There’s a business rationale that can coexist with the sell signal. Opportunistic trimming can fund operations, manage liquidity, or calibrate risk without denting strategic conviction—particularly when the core treasury remains enormous. Michael Saylor had telegraphed the move, which speaks to transparency that many shareholders say they value. Yet even well‑flagged changes can challenge investor heuristics. Some holders extrapolate: if 32 BTC today, what gates the next tranche? That cognition—more than balance‑sheet math—likely drove Tuesday’s tape.
The broader crypto equity complex tracked the move lower alongside spot weakness: - Coinbase (COIN) fell more than 4.5% to $173.99, now down over 23% year‑to‑date and nearly 61% below its 52‑week high. Compass Point reiterated a $140 price target, about 19% below current levels. - Ethereum‑focused BitMine Immersion Technologies (BMNR) slid 4.62% to $17.98, while Sharplink (SBET) dropped 6.14% to $5.81. - Bitcoin miner CleanSpark (CLSK) lost 6.5% to $17.58. - BTC services firm Fold (FLD) declined 8.4% to $0.87.

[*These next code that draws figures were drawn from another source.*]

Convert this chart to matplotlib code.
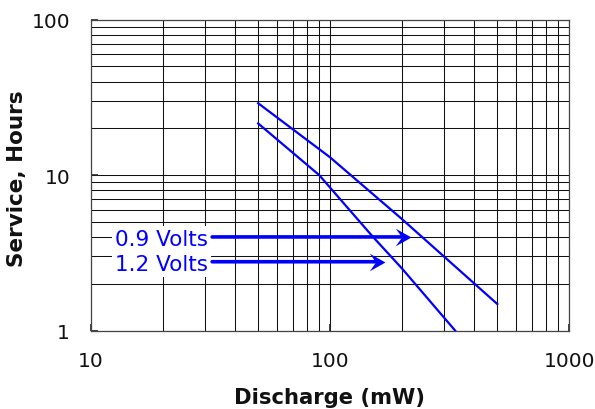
import matplotlib
matplotlib.use("Agg")
import matplotlib.pyplot as plt
from matplotlib.path import Path
from matplotlib.ticker import FixedLocator, NullFormatter, LogLocator

# ---- data ----
x_ticks = [10, 100, 1000]
x_tick_labels = ["10", "100", "1000"]
y_ticks = [1, 10, 100]
y_tick_labels = ["1", "10", "100"]

discharge_09 = [50, 100, 200, 500]
hours_09 = [29.0, 13.0, 5.2, 1.48]

discharge_12 = [50, 90, 150, 200, 333]
hours_12 = [21.5, 10.0, 4.05, 2.5, 1.0]

label_texts = ["0.9 Volts", "1.2 Volts"]
label_y = [4.0, 2.77]
arrow_start_x = [32.1, 32.1]
arrow_tip_x = [217, 170]
text_right_x = 30.8

blue = "#0000ff"

fig = plt.figure(figsize=(5.95, 4.10), dpi=100)
ax = fig.add_axes([91/595, 1-331.5/410, (569.3-91)/595, (331.5-20.7)/410])
ax.set_xscale("log")
ax.set_yscale("log")
ax.set_xlim(10, 1000)
ax.set_ylim(1, 100)

# grid
ax.xaxis.set_major_locator(FixedLocator(x_ticks))
ax.yaxis.set_major_locator(FixedLocator(y_ticks))
ax.xaxis.set_minor_locator(LogLocator(base=10, subs=range(2, 10)))
ax.yaxis.set_minor_locator(LogLocator(base=10, subs=range(2, 10)))
ax.xaxis.set_minor_formatter(NullFormatter())
ax.yaxis.set_minor_formatter(NullFormatter())
ax.set_xticklabels(x_tick_labels)
ax.set_yticklabels(y_tick_labels)
ax.grid(True, which="both", color="#111111", linewidth=0.75)
ax.set_axisbelow(True)
ax.tick_params(which="major", direction="in", length=5, width=1.2,
               labelsize=14.5, pad=15, colors="#222222", labelcolor="#111111")
ax.tick_params(which="minor", length=0)
for s in ax.spines.values():
    s.set_color("#444444")
    s.set_linewidth(0.9)

# curves
ax.plot(discharge_09, hours_09, color=blue, linewidth=1.6, zorder=3)
ax.plot(discharge_12, hours_12, color=blue, linewidth=1.6, zorder=3)

# arrow head marker (notched)
head = Path([(0, 0), (-1, 0.56), (-0.6, 0), (-1, -0.56), (0, 0)],
            [Path.MOVETO, Path.LINETO, Path.LINETO, Path.LINETO, Path.CLOSEPOLY])

for txt, yv, xs, xt in zip(label_texts, label_y, arrow_start_x, arrow_tip_x):
    ax.text(text_right_x, yv, txt, color=blue, fontsize=15.5, ha="right",
            va="center_baseline", zorder=4,
            bbox=dict(facecolor="white", edgecolor="none", pad=2.2))
    ax.annotate("", xy=(xt, yv), xytext=(xs, yv),
                arrowprops=dict(arrowstyle="-", color=blue, lw=2.6,
                                shrinkA=0, shrinkB=6), zorder=4)
    ax.plot([xt], [yv], marker=head, markersize=22.6, color=blue,
            markeredgewidth=0, zorder=5)

fig.text(330/595, 1-398/410, "Discharge (mW)", fontsize=15.2, fontweight="bold",
         ha="center", va="center", color="#111111")
fig.text(17/595, 1-179/410, "Service, Hours", fontsize=15.5, fontweight="bold",
         ha="center", va="center", rotation=90, color="#111111")

fig.savefig("out.png", dpi=100)
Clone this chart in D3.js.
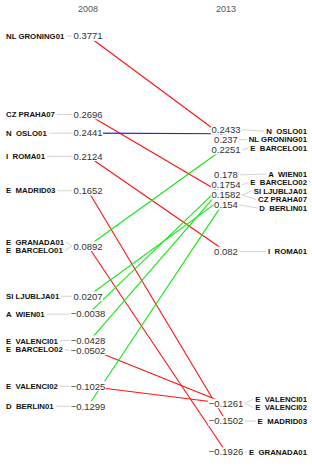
<!DOCTYPE html>
<meta charset="utf-8">
<body style="margin:0;background:#fff">
<div id="chart"></div>
<style>
text { font-family: "Liberation Sans", Arial, sans-serif; }
.name { font-size: 7.8px; font-weight: bold; fill: #111; white-space: pre; }
.val { font-size: 9.5px; fill: #333; }
.year { font-size: 9px; fill: #555; }
</style>
<script src="https://cdn.jsdelivr.net/npm/d3@7"></script>
<script>
const width = 312, height = 476;

const years = ["2008", "2013"];

// one row per slope line
const units = ["NL GRONING01", "CZ PRAHA07", "N  OSLO01", "I  ROMA01", "E  MADRID03",
	"E  GRANADA01", "E  BARCELO01", "SI LJUBLJA01", "A  WIEN01", "E  BARCELO02",
	"E  VALENCI01", "E  VALENCI02", "D  BERLIN01"];
const v2008 = [0.3771, 0.2696, 0.2441, 0.2124, 0.1652, 0.0892, 0.0892, 0.0207, -0.0038, -0.0428, -0.0502, -0.1025, -0.1299];
const v2013 = [0.237, 0.1582, 0.2433, 0.082, -0.1502, -0.1926, 0.2251, 0.1582, 0.178, 0.1754, -0.1261, -0.1261, 0.154];

// names as they are printed down each column, top to bottom
const names2008 = ["NL GRONING01", "CZ PRAHA07", "N  OSLO01", "I  ROMA01", "E  MADRID03",
	"E  GRANADA01", "E  BARCELO01", "SI LJUBLJA01", "A  WIEN01", "E  VALENCI01",
	"E  BARCELO02", "E  VALENCI02", "D  BERLIN01"];
const names2013 = ["N  OSLO01", "NL GRONING01", "E  BARCELO01", "A  WIEN01", "E  BARCELO02",
	"SI LJUBLJA01", "CZ PRAHA07", "D  BERLIN01", "I  ROMA01", "E  VALENCI01",
	"E  VALENCI02", "E  MADRID03", "E  GRANADA01"];

const svg = d3.select("#chart").append("svg")
	.attr("width", width)
	.attr("height", height);

const x = d3.scalePoint().domain(years).range([88, 226]);
const allValues = v2008.concat(v2013);
const y = d3.scaleLinear()
	.domain([d3.min(allValues), d3.max(allValues)])
	.range([452, 36]);

const fmt = d3.format("");

function colour(i) {
	const diff = v2013[i] - v2008[i];
	if (Math.abs(diff) < 0.005) return "#2020e0";
	return diff < 0 ? "#ff1010" : "#14e614";
}

// push apart labels that sit closer than gap
function dodge(items, gap) {
	items.sort((a, b) => a.y - b.y);
	for (let k = 0; k < 300; k++) {
		for (let i = 0; i < items.length - 1; i++) {
			const d = items[i + 1].y - items[i].y;
			if (d < gap) {
				const m = (gap - d) / 2;
				items[i].y -= m;
				items[i + 1].y += m;
			}
		}
	}
	return items;
}

// year headers
svg.selectAll("text.year")
	.data(years)
	.join("text")
	.attr("class", "year")
	.attr("x", d => x(d))
	.attr("y", 9)
	.attr("dy", "0.35em")
	.attr("text-anchor", "middle")
	.text(d => d);

const leaders = svg.append("g");
const slopes = svg.append("g");
const valueLayer = svg.append("g");
const nameLayer = svg.append("g");

// slope lines
slopes.selectAll("line")
	.data(d3.range(units.length))
	.join("line")
	.attr("x1", x("2008"))
	.attr("y1", i => y(v2008[i]))
	.attr("x2", x("2013"))
	.attr("y2", i => y(v2013[i]))
	.attr("stroke", colour)
	.attr("stroke-width", 1.1);

years.forEach(function(year) {
	const vals = year === "2008" ? v2008 : v2013;
	const names = year === "2008" ? names2008 : names2013;
	const left = year === "2008";

	// value labels (one per distinct value)
	const uniq = Array.from(new Set(vals)).sort((a, b) => b - a);
	const vItems = dodge(uniq.map(v => ({ v: v, y: y(v) })), 10);
	const byValue = new Map();
	vItems.forEach(function(it) {
		const g = valueLayer.append("g");
		const t = g.append("text")
			.attr("class", "val")
			.attr("x", x(year))
			.attr("y", it.y)
			.attr("dy", "0.35em")
			.attr("text-anchor", "middle")
			.text(fmt(it.v));
		const bb = t.node().getBBox();
		g.insert("rect", "text")
			.attr("x", bb.x - 0.5)
			.attr("y", it.y - 4.8)
			.attr("width", bb.width + 1)
			.attr("height", 9.6)
			.attr("fill", "#fff");
		byValue.set(it.v, { y: it.y, x0: bb.x, x1: bb.x + bb.width });
	});

	// unit names
	const sorted = vals.slice().sort((a, b) => b - a);
	const nItems = dodge(sorted.map((v, i) => ({ v: v, name: names[i], y: y(v), o: i })), 8.5);
	nItems.forEach(function(it) {
		const t = nameLayer.append("text")
			.attr("class", "name")
			.attr("x", left ? 6 : 307)
			.attr("y", it.y)
			.attr("dy", "0.35em")
			.attr("text-anchor", left ? "start" : "end")
			.text(it.name);
		const len = t.node().getComputedTextLength();
		const lab = byValue.get(it.v);
		leaders.append("line")
			.attr("x1", left ? 6 + len + 2 : lab.x1 + 1.5)
			.attr("y1", left ? it.y : lab.y)
			.attr("x2", left ? lab.x0 - 1.5 : 307 - len - 2)
			.attr("y2", left ? lab.y : it.y)
			.attr("stroke", "#d4d4d4")
			.attr("stroke-width", 1);
	});
});
</script>
</body>
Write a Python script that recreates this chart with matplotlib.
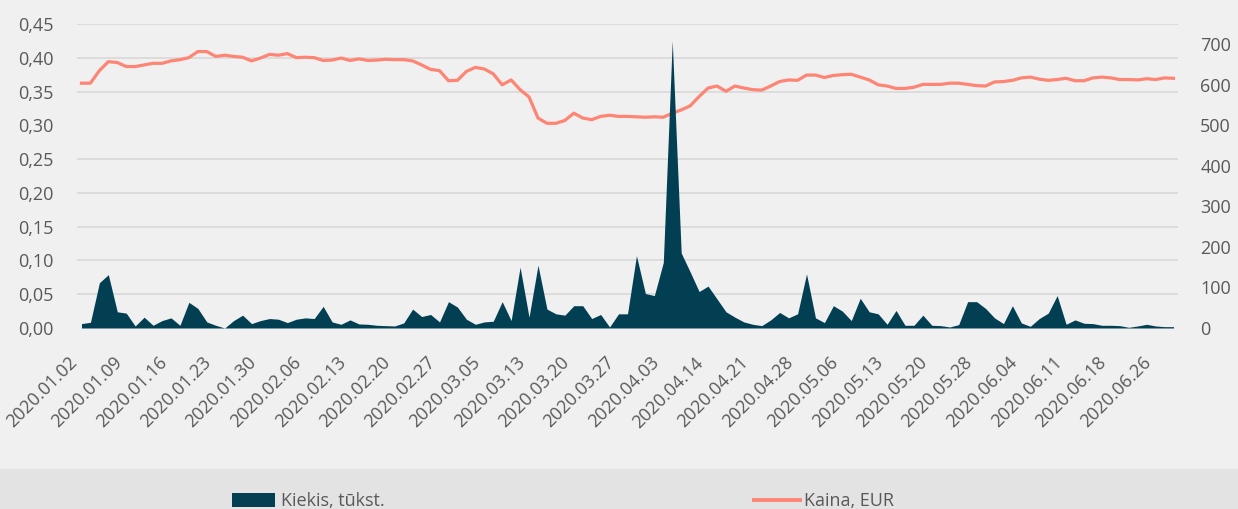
import matplotlib
matplotlib.use("Agg")
import matplotlib.pyplot as plt
import matplotlib.transforms as mtransforms
from matplotlib.patches import Rectangle, Patch
from matplotlib.lines import Line2D
from matplotlib.ticker import FuncFormatter, MultipleLocator
import numpy as np
import pandas as pd

plt.rcParams['font.family'] = ['Open Sans', 'DejaVu Sans']

# prekybos dienos (be svenciu)
holidays = ["2020-01-01", "2020-03-11", "2020-04-10", "2020-04-13",
            "2020-05-01", "2020-05-22", "2020-06-24"]
dates = [d for d in pd.bdate_range("2020-01-02", "2020-06-30")
         if d.strftime("%Y-%m-%d") not in holidays]
date_labels = [d.strftime("%Y.%m.%d") for d in dates]

# Kiekis, tukst.
volume = [0.0065, 0.0084, 0.067, 0.079, 0.024, 0.022, 0.003, 0.016, 0.004, 0.011,
          0.015, 0.004, 0.038, 0.029, 0.009, 0.004, 0.0, 0.011, 0.019, 0.0065,
          0.011, 0.014, 0.013, 0.008, 0.013, 0.015, 0.014, 0.032, 0.009, 0.0055,
          0.012, 0.006, 0.0055, 0.004, 0.0035, 0.003, 0.0075, 0.028, 0.017, 0.020,
          0.009, 0.039, 0.031, 0.013, 0.0055, 0.009, 0.010, 0.039, 0.011, 0.090,
          0.016, 0.093, 0.028, 0.021, 0.019, 0.033, 0.033, 0.014, 0.020, 0.0015,
          0.021, 0.021, 0.107, 0.051, 0.048, 0.097, 0.425, 0.111, 0.083, 0.054,
          0.062, 0.043, 0.024, 0.016, 0.009, 0.0055, 0.0035, 0.012, 0.023, 0.015,
          0.021, 0.080, 0.015, 0.008, 0.033, 0.025, 0.011, 0.044, 0.024, 0.021,
          0.0055, 0.026, 0.004, 0.004, 0.019, 0.004, 0.0035, 0.0015, 0.005, 0.039,
          0.039, 0.029, 0.015, 0.0065, 0.033, 0.0075, 0.0025, 0.014, 0.022, 0.048,
          0.0055, 0.012, 0.007, 0.0065, 0.004, 0.004, 0.0035, 0.001, 0.003, 0.0055,
          0.003, 0.002, 0.002]

# Kaina, EUR
price = [604, 604, 635, 657, 655, 645, 645, 649, 653, 653,
         659, 662, 667, 682, 682, 670, 673, 670, 668, 659,
         666, 675, 673, 677, 667, 668, 667, 660, 661, 666,
         660, 664, 660, 661, 663, 662, 662, 659, 649, 638,
         635, 610, 611, 633, 643, 639, 627, 600, 612, 588,
         570, 518, 505, 505, 512, 530, 518, 514, 522, 525,
         522, 522, 521, 520, 521, 520, 530, 538, 548, 571,
         592, 597, 584, 597, 592, 588, 587, 597, 608, 612,
         611, 624, 624, 618, 623, 625, 626, 619, 612, 600,
         597, 591, 591, 594, 601, 601, 601, 604, 604, 601,
         598, 597, 607, 608, 611, 617, 619, 614, 611, 613,
         616, 610, 610, 617, 619, 617, 613, 613, 612, 615,
         613, 617, 616]

teal = "#023f52"
salmon = "#fe8473"
txt = "#595959"
bg = "#f0f0f0"

fig = plt.figure(figsize=(12.38, 5.09), dpi=100, facecolor=bg)
fig.patches.append(Rectangle((0, 0), 1, 40 / 509, transform=fig.transFigure,
                             facecolor="#e3e3e3", edgecolor="none", zorder=0))

ax2 = fig.add_axes([77 / 1238, 1 - 328 / 509, 1101 / 1238, 304 / 509])
ax = ax2.twinx()
ax.yaxis.tick_left()
ax2.yaxis.tick_right()
ax2.set_facecolor(bg)
ax2.set_zorder(1)
ax.set_zorder(2)
ax.patch.set_visible(False)

x = np.arange(len(dates))

# kaina (desine asis)
ax2.plot(x, price, color=salmon, linewidth=2.3, solid_joinstyle="round", zorder=3)
ax2.set_ylim(0, 750)
ax2.set_yticks(range(0, 701, 100))
ax2.yaxis.set_minor_locator(MultipleLocator(750 / 9))
ax2.grid(which="minor", axis="y", color="#d6d6d6", linewidth=1.1)
ax2.set_axisbelow(True)

# kiekis (kaire asis)
ax.fill_between(x, volume, 0, color=teal, linewidth=0)
ax.set_ylim(0, 0.45)
ax.set_yticks(np.arange(0, 0.451, 0.05))
ax.yaxis.set_major_formatter(FuncFormatter(lambda v, p: f"{v:.2f}".replace(".", ",")))

ax.set_xlim(-0.5, len(dates) - 0.5)
ax2.set_xticks(x[::5])
ax2.set_xticklabels(date_labels[::5], rotation=45, ha="right", va="center",
                    rotation_mode="anchor")
ax2.tick_params(axis="x", length=0, pad=23, labelsize=13, labelcolor=txt)
ax2.tick_params(axis="y", which="both", length=0, pad=16, labelsize=13, labelcolor=txt)
ax.tick_params(axis="y", length=0, pad=17, labelsize=13, labelcolor=txt)

shift = mtransforms.ScaledTranslation(-7 / 100, 0, fig.dpi_scale_trans)
for lbl in ax2.get_xticklabels():
    lbl.set_transform(lbl.get_transform() + shift)

for a in (ax, ax2):
    for s in a.spines.values():
        s.set_visible(False)

# legenda
h1 = Patch(facecolor=teal, edgecolor="none")
h2 = Line2D([0], [0], color=salmon, linewidth=2.8)
leg1 = fig.legend(handles=[h1], labels=["Kiekis, tūkst."], loc="center left",
                  bbox_to_anchor=(232 / 1238, 1 - 501 / 509), frameon=False,
                  borderpad=0, borderaxespad=0, handlelength=2.4, handleheight=0.8,
                  handletextpad=0.3, fontsize=13, labelcolor=txt)
leg2 = fig.legend(handles=[h2], labels=["Kaina, EUR"], loc="center left",
                  bbox_to_anchor=(754 / 1238, 1 - 501 / 509), frameon=False,
                  borderpad=0, borderaxespad=0, handlelength=2.55,
                  handletextpad=0.2, fontsize=13, labelcolor=txt)

fig.savefig("out.png", dpi=100, facecolor=bg)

Context matters: Bitcoin sits more than 46% beneath its $126,080 peak even after halving‑era tailwinds, and equity proxies can exhibit outsized beta to drawdowns. When spot compresses and a flagship treasury tweaks posture, correlations tighten and equity volatility rises. Analysts can hold steady—TD Cowen sticking with $400 on MSTR, Compass Point leaning cautious on COIN—but near‑term price discovery tends to revolve around narrative clarity and liquidity, not spreadsheets.
What I’m watching next: Whether Strategy repeats or scales the behavior, how it communicates cadence and intent, and if the market starts pricing a more dynamic treasury framework rather than a hard “buy‑only” regime. In crypto, policy consistency is a feature investors often pay for; variance—however rational—gets discounted first and debated later.